CLICKBAIT SALVATION
County cricket's future sustainability is via YouTube
If you’re of a certain age and disposition you’ll remember the kind of scene above: sat infront of the telly during the school holidays watching cricket on the BBC while your parents were at work or doing the shopping (at least until your dad got home and made you wash the car.) There was nothing much else to watch – Hector’s House, Crossroads or a Carry On movie. Test cricket was a saviour. It kept me engaged for hours. Sad though it is to report I even used to score those games. With a Geoff Boycott innings I ran out of space for all the dots.
Modern viewing habits, of course, are rather different. A new report Mine the Gap published today by Evan Shapiro, referred to as ‘the media universe cartographer’ reveals something that we were already conscious of - a hastening in the UK of the decline in viewing linear broadcasting channels and an acceleration of consumption of streaming and ‘social video’. This evolution is driven by the digital-first population (those born from the 1990s onwards) who you could lump together as the four-screen generation (often with TVs, laptops, tablets and smartphones at their disposal.)

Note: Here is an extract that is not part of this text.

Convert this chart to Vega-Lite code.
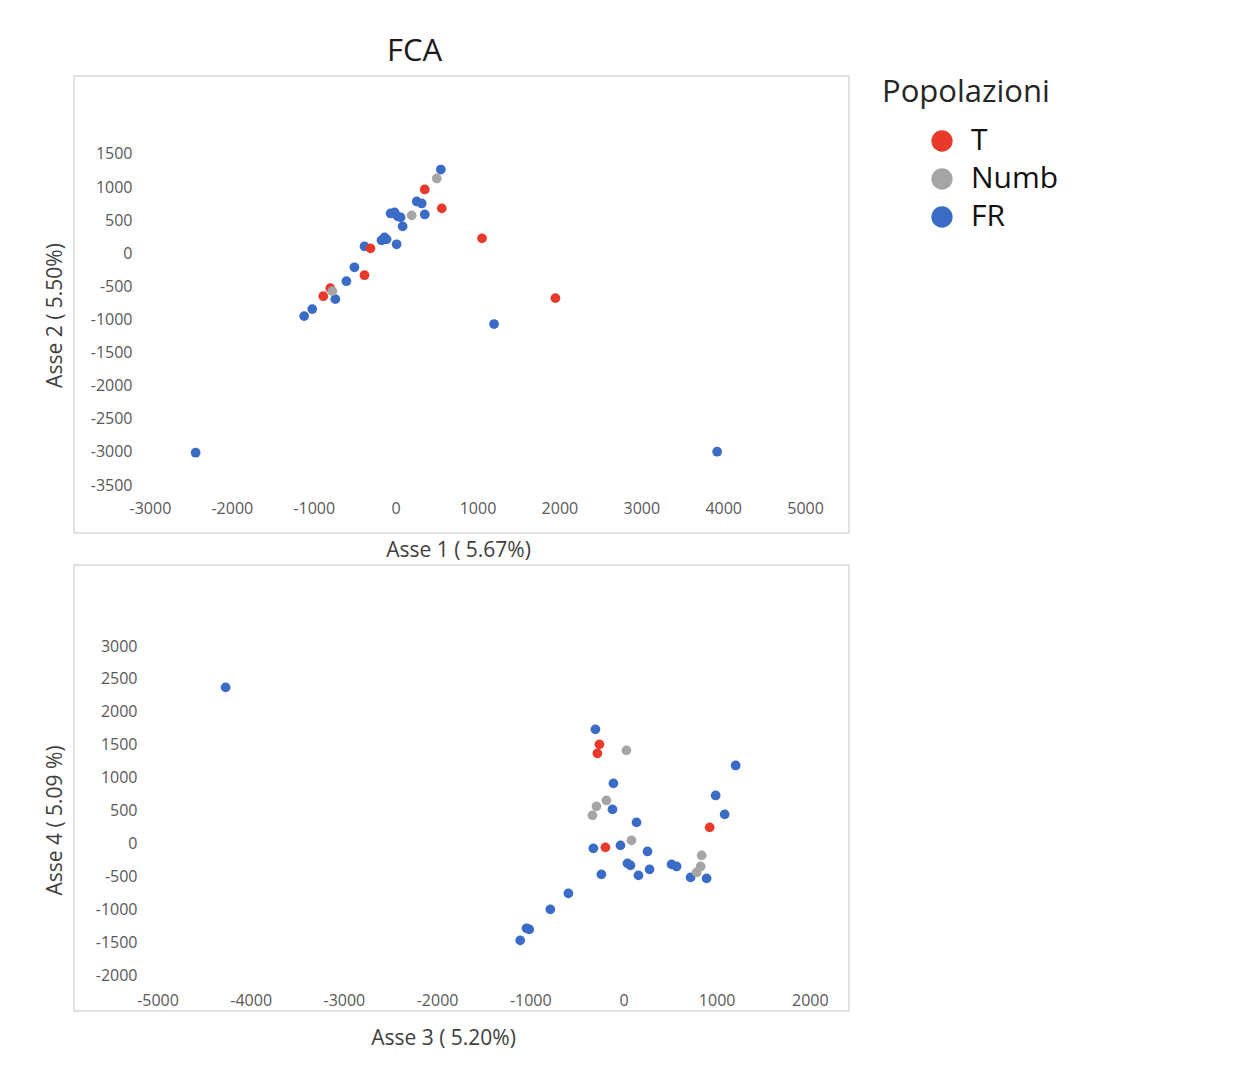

The most interesting development perhaps, is that the ‘social video’ viewing – basically YouTube – is dominating the landscape even on a conventional TV. The graph below demonstrates that in the 16-34 age group YouTube outstrips every other channel or broadcast service in viewing hours across the four screens. Netflix and YouTube are in first and second place in viewing share for that age group on TV screens alone. BBC are not far behind, but others such as ITV, Channel 4 and Sky are also rans. Its nor surprising that Channel 4 (and laterly ITV) has decided to lump a lot of their older programming on YouTube.
.In the 35 plus age group, BBC and ITV are still comfortably holding top spots on TV’s alone, but across the four screens social video is rising fast – watch time of YouTube is in third place commanding over 11% of the older demographic’s screen time. This is what Shapiro says about the situation:
“With Millennials now a driving force in the 35+ demo, with Gen Z taking centre stage in the culture and workforce, and Generation A now dictating more and more in-home TV consumption, the clock on Broadcast and Pay TV’s pole positions in the UK TV industry is running out, rapidly.”
What does this all mean for English cricket? It means that they cannot rely on Sky and BBC money in the future (hence the importance of the Hundred franchise sales). It also means that counties with a strong YouTube presence for their live stream and other content have a better chance of becoming sustainable than those that don’t. [YouTube is now accepted as the world’s second largest search engine after its parent, Google.] Vitally, viewer data is attainable, and priceless.
Total YouTube views across a county cricket season run into tens of millions (we estimated close to 30m in 2023). There is money to be made here. Not necessarily gold or silver, but certainly bronze. Somerset are a great case study. Their head of marketing and digital, Ben Warren, recently posted on Twitter that “with 1.2m social media followers, Somerset is the most followed sports club in the UK (excluding football)”. He also suggested that last year’s dramatic Somerset v Surrey county championship match (the one where Jack Leach took the final wicket in the last over to keep Somerset’s championship hopes alive) is “the most watched county championship match of all time.” With over 1 million viewers clocked up on YouTube over the four days, he is surely right there.
Jack Leach traps Dan Worrell lbw in the last over of Somerset’s final home game
This has all led to Somerset consistently making healthy six-figure profits and generally punching above their weight off the field, as well as on it. How have they done it? “Authenticity,” says Warren, who has been at the club ten years and was the first to professionalize a county’s social media operation. “We’ve tried to give our coverage ‘personality’ – get behind the scenes, make it entertaining,” he says. “We gave the team a camera getting them to film in the dressing room and on the team bus and made a documentary ‘Behind the Wyvern’. We introduced sponsored themed ideas to the live coverage, getting the commentators to choose a man of the match and calling it the Cairnhill Moment of Steel [after their Scottish steel sponsor.] We’ve done a Spin a Wheel Trade Nation challenge. Of course the cricket comes first, but we wanted to make our stream fun and engaging too.”
And profitable. The club has doubled its commercial inventory to £1.3m, membership is holding solid at 6,500 and they have seen a take up of 750 for their newly created women’s team membership. The live stream has been an excellent platform for marketing the club and advertising events. All they need now is that elusive championship trophy. Although their commercial success proves that winning is not the be-all and end-all of modern sport. Think entertainment first, silverware second. That’ll get those Gen Z’ers off TikTok – for a few minutes. Enough time to get their data anyway.